Both are fine thematic horses to tie your film too, and yet Scott Alexander and Larry Karaszewski do neither as writers of a screenplay that hovers in a sort of vaguely important, middle-ground blasé nothingness for most of its run. It never develops anything more than a passing interest in the twisting nether of the value Keane’s art (unlike, say, Scissorhands, which is an implicit treatise on the value of B-movies from the 1930s and their creators). It neither pays homage to their chic artifice and personal passion nor mocks their broad brush strokes and sleepy craft; the film simply acknowledges that these paintings exist, and moves on.
In doing so, Big Eyes, the motion picture, is a far more conventionally respectable and sanded-off work of art than Keane’s paintings, or Burton’s earlier films, ever were. There-in lies the heart of the problem, I suspect: this is not a Tim Burton motion picture. It is an Edward Zwick motion picture, or a picture from any of the murderer’s row of vacant, arbitrary Classical A-picture director of your choice, that Tim Burton happens to have gotten his name on. Not a picture designed to provoke or peruse or dance with darkness or challenge film form (or to even question it, like Keane’s paintings arguably do, if the film had wished to take us anywhere in the vicinity of that discussion). It is simply a picture designed to appease middle-aged suburbanites, to acknowledge the presence of a historical event in the world without commenting on that even or applying it to any artistic purpose. It is a film that exists to win awards. Exactly the kind of motion picture a young Tim Burton, with his venomous and undying desire to peruse film history and unleash some of the seminal but forgotten texts of apparently “lesser genres”, would have made fun of.

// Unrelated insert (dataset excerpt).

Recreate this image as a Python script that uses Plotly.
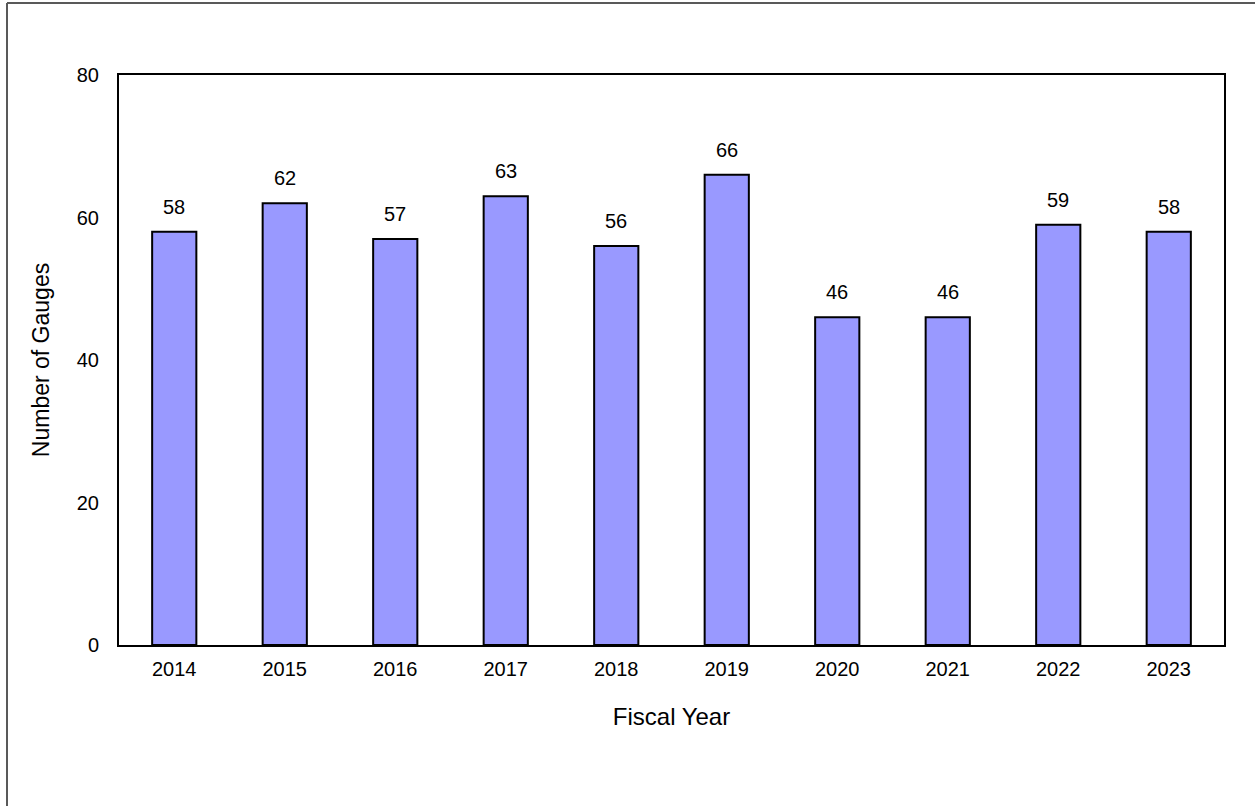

The only two people who seem to be operating in “Tim Burton” mode, and thus the only two life-givers in the motion picture, are Waltz, who plays Keane’s husband with all the theatrical fop of a Snidely Whiplash, and Bruno Delbonnel, whose day-glo, pop-art colors both satirize and pay homage to the cheerily superficial spirit of Keane’s paintings and the kitschy Americana they represent. Delbonnel’s cinematography would be the perfect secret weapon in a Tim Burton film, say, twenty years, ago, when Burton was actually interested in pursuing presentational works of energetic abandon, works replete with production design lighting-bolts aplenty. In this film, however, the cinematography feels like window dressing.
The same can be said, sadly, for Amy Adams’ performance as Keane herself. Put simply, she heaves and whimpers and stares distressingly with the best of them, clearly mustering every fabric of her being to be taken seriously. Like the cinematography and Waltz’s work, it is a great element in the wrong film. Two decades ago, this sort of anemic work was exactly the type of cinema Tim Burton would have conspired against. He used to dissect middlebrow audiences and popular cinematic trends. Now he’s catering to them.